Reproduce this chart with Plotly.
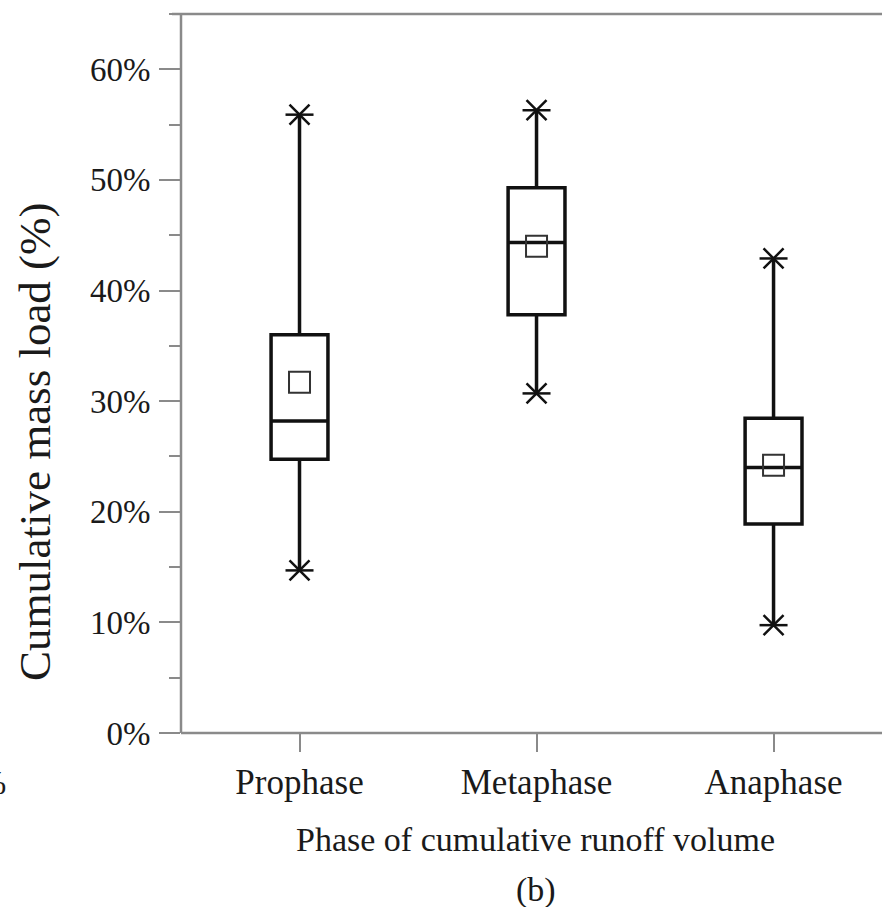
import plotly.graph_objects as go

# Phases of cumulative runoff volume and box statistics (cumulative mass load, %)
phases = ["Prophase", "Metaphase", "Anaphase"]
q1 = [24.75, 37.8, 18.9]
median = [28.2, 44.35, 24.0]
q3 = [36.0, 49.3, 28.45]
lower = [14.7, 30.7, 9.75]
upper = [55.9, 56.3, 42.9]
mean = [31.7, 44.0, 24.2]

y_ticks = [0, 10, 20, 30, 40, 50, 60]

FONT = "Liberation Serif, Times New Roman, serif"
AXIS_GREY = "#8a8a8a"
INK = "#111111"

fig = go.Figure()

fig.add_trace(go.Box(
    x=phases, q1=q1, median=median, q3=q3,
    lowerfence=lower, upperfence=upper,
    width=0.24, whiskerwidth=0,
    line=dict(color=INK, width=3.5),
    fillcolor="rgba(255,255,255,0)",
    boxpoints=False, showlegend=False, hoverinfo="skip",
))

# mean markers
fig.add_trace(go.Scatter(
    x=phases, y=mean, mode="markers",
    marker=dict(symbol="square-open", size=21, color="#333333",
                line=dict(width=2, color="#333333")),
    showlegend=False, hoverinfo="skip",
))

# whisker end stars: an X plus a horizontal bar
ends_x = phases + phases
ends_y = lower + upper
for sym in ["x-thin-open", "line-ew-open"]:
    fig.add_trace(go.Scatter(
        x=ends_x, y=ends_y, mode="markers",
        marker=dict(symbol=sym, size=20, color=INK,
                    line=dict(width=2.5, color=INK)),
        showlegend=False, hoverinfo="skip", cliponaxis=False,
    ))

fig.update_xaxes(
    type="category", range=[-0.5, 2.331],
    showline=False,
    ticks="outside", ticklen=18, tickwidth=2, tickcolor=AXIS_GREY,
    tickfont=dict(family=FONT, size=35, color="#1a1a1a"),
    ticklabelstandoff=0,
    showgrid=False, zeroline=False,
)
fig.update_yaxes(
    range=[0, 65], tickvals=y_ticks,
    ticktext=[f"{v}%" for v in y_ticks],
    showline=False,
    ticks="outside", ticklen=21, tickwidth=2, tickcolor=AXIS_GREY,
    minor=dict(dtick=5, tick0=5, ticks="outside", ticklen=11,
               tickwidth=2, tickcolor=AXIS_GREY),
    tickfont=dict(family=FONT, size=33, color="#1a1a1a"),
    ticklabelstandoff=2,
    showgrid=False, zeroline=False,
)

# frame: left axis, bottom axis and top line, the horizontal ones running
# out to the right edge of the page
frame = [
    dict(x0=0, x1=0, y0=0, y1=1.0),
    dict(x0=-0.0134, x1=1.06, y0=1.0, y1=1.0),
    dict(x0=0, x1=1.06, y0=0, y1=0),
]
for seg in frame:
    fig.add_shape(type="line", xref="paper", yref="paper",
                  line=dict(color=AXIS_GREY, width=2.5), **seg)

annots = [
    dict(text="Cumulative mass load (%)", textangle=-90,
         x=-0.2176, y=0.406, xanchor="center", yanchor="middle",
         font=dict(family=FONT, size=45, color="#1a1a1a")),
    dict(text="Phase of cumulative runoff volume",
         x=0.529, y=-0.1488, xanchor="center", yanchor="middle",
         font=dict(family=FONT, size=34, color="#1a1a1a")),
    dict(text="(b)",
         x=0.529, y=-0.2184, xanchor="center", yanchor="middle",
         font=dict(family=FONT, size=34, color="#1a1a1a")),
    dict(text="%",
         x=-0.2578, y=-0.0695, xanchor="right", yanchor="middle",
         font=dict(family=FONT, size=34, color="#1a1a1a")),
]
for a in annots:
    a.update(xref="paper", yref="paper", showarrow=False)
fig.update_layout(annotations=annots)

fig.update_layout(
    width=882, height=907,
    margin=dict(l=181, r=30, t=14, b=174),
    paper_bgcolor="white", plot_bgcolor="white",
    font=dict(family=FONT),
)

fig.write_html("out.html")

____

Copy the listing word for word, excluding its pictures.

Reproduce this chart with Plotly.
import plotly.graph_objects as go

# Phases of cumulative runoff volume and box statistics (cumulative mass load, %)
phases = ["Prophase", "Metaphase", "Anaphase"]
q1 = [24.75, 37.8, 18.9]
median = [28.2, 44.35, 24.0]
q3 = [36.0, 49.3, 28.45]
lower = [14.7, 30.7, 9.75]
upper = [55.9, 56.3, 42.9]
mean = [31.7, 44.0, 24.2]

y_ticks = [0, 10, 20, 30, 40, 50, 60]

FONT = "Liberation Serif, Times New Roman, serif"
AXIS_GREY = "#8a8a8a"
INK = "#111111"

fig = go.Figure()

fig.add_trace(go.Box(
    x=phases, q1=q1, median=median, q3=q3,
    lowerfence=lower, upperfence=upper,
    width=0.24, whiskerwidth=0,
    line=dict(color=INK, width=3.5),
    fillcolor="rgba(255,255,255,0)",
    boxpoints=False, showlegend=False, hoverinfo="skip",
))

# mean markers
fig.add_trace(go.Scatter(
    x=phases, y=mean, mode="markers",
    marker=dict(symbol="square-open", size=21, color="#333333",
                line=dict(width=2, color="#333333")),
    showlegend=False, hoverinfo="skip",
))

# whisker end stars: an X plus a horizontal bar
ends_x = phases + phases
ends_y = lower + upper
for sym in ["x-thin-open", "line-ew-open"]:
    fig.add_trace(go.Scatter(
        x=ends_x, y=ends_y, mode="markers",
        marker=dict(symbol=sym, size=20, color=INK,
                    line=dict(width=2.5, color=INK)),
        showlegend=False, hoverinfo="skip", cliponaxis=False,
    ))

fig.update_xaxes(
    type="category", range=[-0.5, 2.331],
    showline=False,
    ticks="outside", ticklen=18, tickwidth=2, tickcolor=AXIS_GREY,
    tickfont=dict(family=FONT, size=35, color="#1a1a1a"),
    ticklabelstandoff=0,
    showgrid=False, zeroline=False,
)
fig.update_yaxes(
    range=[0, 65], tickvals=y_ticks,
    ticktext=[f"{v}%" for v in y_ticks],
    showline=False,
    ticks="outside", ticklen=21, tickwidth=2, tickcolor=AXIS_GREY,
    minor=dict(dtick=5, tick0=5, ticks="outside", ticklen=11,
               tickwidth=2, tickcolor=AXIS_GREY),
    tickfont=dict(family=FONT, size=33, color="#1a1a1a"),
    ticklabelstandoff=2,
    showgrid=False, zeroline=False,
)

# frame: left axis, bottom axis and top line, the horizontal ones running
# out to the right edge of the page
frame = [
    dict(x0=0, x1=0, y0=0, y1=1.0),
    dict(x0=-0.0134, x1=1.06, y0=1.0, y1=1.0),
    dict(x0=0, x1=1.06, y0=0, y1=0),
]
for seg in frame:
    fig.add_shape(type="line", xref="paper", yref="paper",
                  line=dict(color=AXIS_GREY, width=2.5), **seg)

annots = [
    dict(text="Cumulative mass load (%)", textangle=-90,
         x=-0.2176, y=0.406, xanchor="center", yanchor="middle",
         font=dict(family=FONT, size=45, color="#1a1a1a")),
    dict(text="Phase of cumulative runoff volume",
         x=0.529, y=-0.1488, xanchor="center", yanchor="middle",
         font=dict(family=FONT, size=34, color="#1a1a1a")),
    dict(text="(b)",
         x=0.529, y=-0.2184, xanchor="center", yanchor="middle",
         font=dict(family=FONT, size=34, color="#1a1a1a")),
    dict(text="%",
         x=-0.2578, y=-0.0695, xanchor="right", yanchor="middle",
         font=dict(family=FONT, size=34, color="#1a1a1a")),
]
for a in annots:
    a.update(xref="paper", yref="paper", showarrow=False)
fig.update_layout(annotations=annots)

fig.update_layout(
    width=882, height=907,
    margin=dict(l=181, r=30, t=14, b=174),
    paper_bgcolor="white", plot_bgcolor="white",
    font=dict(family=FONT),
)

fig.write_html("out.html")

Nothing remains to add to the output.